Archetype Explanation

Spellatael, briefly known as Stammeltael, alongside the Mulligan archetype terrorized Gwent players for the first week of a new patch. With an almost infinite barrage of spells kindly provided by Sage and ridiculous amounts of carryover, courtesy of Stammelford’s Tremors, few decks were able to stop Eithne’s unrelenting march against the d’hoine.

The introduction of Sages gave the Spell Control lists a proactive play which they so sorely needed, allowing them to generate tempo whilst creating carryover and denying opponent’s key pieces with Alzur’s Thunders - all at the same time. In its first iteration, the deck had ridiculous amounts of power, dictating the match, round by round, until its bitter end.

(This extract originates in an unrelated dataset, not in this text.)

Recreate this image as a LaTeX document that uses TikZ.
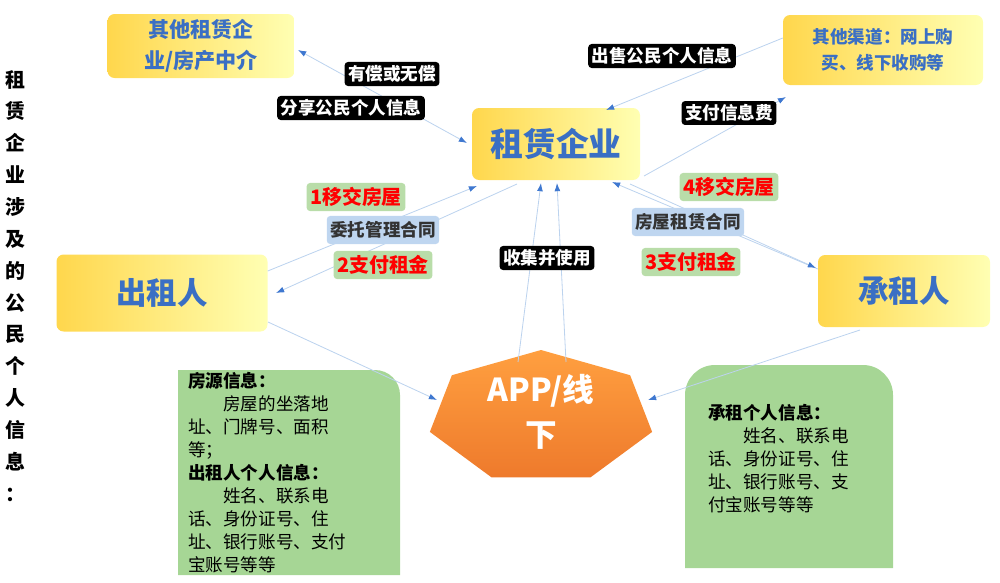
\documentclass[tikz,border=0pt]{standalone}
\usepackage{fontspec}
\setmainfont{Noto Sans CJK SC}
\usetikzlibrary{shapes.geometric, positioning, arrows.meta}

\definecolor{titleblue}{HTML}{3A6FC4}
\definecolor{linkblue}{HTML}{BCD3EE}
\definecolor{tipblue}{HTML}{3F78D0}
\definecolor{boxgreen}{HTML}{A6D695}
\definecolor{tagblue}{HTML}{BFD6F0}
\definecolor{taggreen}{HTML}{B9DDA9}
\definecolor{orangedark}{HTML}{EE7A2C}

\tikzset{
  party/.style={rounded corners=6, left color=orange!45!yellow!70, right color=yellow!30, draw=none,
                font=\bfseries\color{titleblue}, align=center},
  blacktag/.style={fill=black, rounded corners=3, text=white, font=\bfseries\fontsize{15}{17}\selectfont,
                   inner sep=3pt, minimum height=20},
  greentag/.style={fill=taggreen, rounded corners=3, text=red, font=\bfseries\fontsize{17}{19}\selectfont,
                   inner sep=3pt, minimum height=24},
  bluetag/.style={fill=tagblue, rounded corners=3, text=black!80, font=\bfseries\fontsize{15}{17}\selectfont,
                  inner sep=3pt, minimum height=24},
  link/.style={draw=linkblue, line width=0.7pt, -{Latex[length=7pt,width=5pt,color=tipblue]}},
  infobox/.style={fill=boxgreen, draw=none},
}

\begin{document}
\begin{tikzpicture}[x=0.03cm, y=-0.03cm]
\useasboundingbox (0,0) rectangle (1000,582);

% left title
\node[font=\bfseries\fontsize{17}{27.2}\selectfont, align=center, anchor=north] (title) at (15,66)
  {租\\赁\\企\\业\\涉\\及\\的\\公\\民\\个\\人\\信\\息\\：};

% parties
\node[party, minimum width=187*0.03cm, minimum height=64*0.03cm, font=\bfseries\color{titleblue}\fontsize{18}{26}\selectfont]
  (other) at (201,46) {其他租赁企\\业/房产中介};
\node[party, minimum width=200*0.03cm, minimum height=70*0.03cm, font=\bfseries\color{titleblue}\fontsize{15}{22}\selectfont]
  (channel) at (883,50) {其他渠道：网上购\\买、线下收购等};
\node[party, minimum width=168*0.03cm, minimum height=72*0.03cm, font=\bfseries\color{titleblue}\fontsize{28}{30}\selectfont]
  (firm) at (556,144) {租赁企业};
\node[party, minimum width=211*0.03cm, minimum height=77*0.03cm, font=\bfseries\color{titleblue}\fontsize{26}{30}\selectfont]
  (lessor) at (162,293) {出租人};
\node[party, minimum width=172*0.03cm, minimum height=72*0.03cm, font=\bfseries\color{titleblue}\fontsize{26}{30}\selectfont]
  (tenant) at (904,291) {承租人};

% APP / offline
\shade[top color=orange!75, bottom color=orangedark]
  plot[samples at={0,...,6}] ({541+114*cos(90+\x*360/7)},{417-67*sin(90+\x*360/7)}) -- cycle;
\node[font=\bfseries\fontsize{27}{38}\selectfont, text=white, align=center] (app) at (541,412) {APP/线\\下};

% information boxes
\path[infobox] (178,370) -- (375,370) to[out=0,in=90] (400,395) -- (400,575) -- (178,575) -- cycle;
\node[anchor=north west, align=left, font=\fontsize{15}{19.6}\selectfont] (lessorinfo) at (184,368)
  {\textbf{房源信息：}\\
   \hspace*{2em}房屋的坐落地\\址、门牌号、面积\\等；\\
   \textbf{出租人个人信息：}\\
   \hspace*{2em}姓名、联系电\\话、身份证号、住\\址、银行账号、支付\\宝账号等等};
\path[infobox] (685,568) -- (685,395) to[out=90,in=180] (715,365) -- (863,365) to[out=0,in=90] (893,395) -- (893,568) -- cycle;
\node[anchor=north west, align=left, font=\fontsize{15}{19.6}\selectfont] (tenantinfo) at (704,400)
  {\textbf{承租个人信息：}\\
   \hspace*{2em}姓名、联系电\\话、身份证号、住\\址、银行账号、支\\付宝账号等等};

% connectors
\coordinate (firmtl) at (467,143);
\coordinate (othbr) at (298,50);
\draw[link, {Latex[length=7pt,width=5pt,color=tipblue]}-{Latex[length=7pt,width=5pt,color=tipblue]}] (othbr) -- (firmtl);
\draw[link] (channel.west) ++(0,-12) -- (606,110);
\draw[link] (644,176) -- (786,97);
\draw[link] (lessor.east) ++(0,-22) -- (477,186);
\draw[link] (517,184) -- (276,293);
\draw[link] (tenant.west) ++(0,-22) -- (612,182);
\draw[link] (630,184) -- (816,268);
\draw[link] (518,362) -- (541,183);
\draw[link] (566,362) -- (557,183);
\draw[link] (268,322) -- (437,400);
\draw[link] (860,330) -- (648,400);

% tags
\node[blacktag] (paid) at (392,74) {有偿或无偿};
\node[blacktag] (share) at (351,108) {分享公民个人信息};
\node[blacktag] (sell) at (662,56) {出售公民个人信息};
\node[blacktag] (fee) at (729,113) {支付信息费};
\node[blacktag] (collect) at (547,258) {收集并使用};
\node[greentag] (hand1) at (356,197) {1移交房屋};
\node[bluetag] (entrust) at (383,230) {委托管理合同};
\node[greentag] (rent2) at (383,265) {2支付租金};
\node[greentag] (hand4) at (729,187) {4移交房屋};
\node[bluetag] (lease) at (688,222) {房屋租赁合同};
\node[greentag] (rent3) at (691,262) {3支付租金};
\end{tikzpicture}
\end{document}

Thankfully, the hotfix defanged the Dryad Queen, removing their carryover and ability to infinitely copy spells with trusty Sages. Nonetheless, the archetype still has some life left in it, and in the meta where everyone seemingly forgot about the deck’s existence overnight, it might just be a sleeper hit that can catch the opponent off guard.


Sample Decklists:

Gravez Spellatael

The Gwentlemen contributor Gravez puts a different spin on the Swim’s Spellatael, trying to breathe in a new life into a crippled archetype. This list omits Stammelford’s Tremors, as it no longer provides its most valuable utility - carryover. Instead, it focuses on control tools such as Artefact Compression which can completely deny the opponent’s card, while Impenetrable Fog and Ragh Nar Roog will force the opponent out of the round, giving a control deck a gift which they yearn for so much - a complete control on the remainder of the game.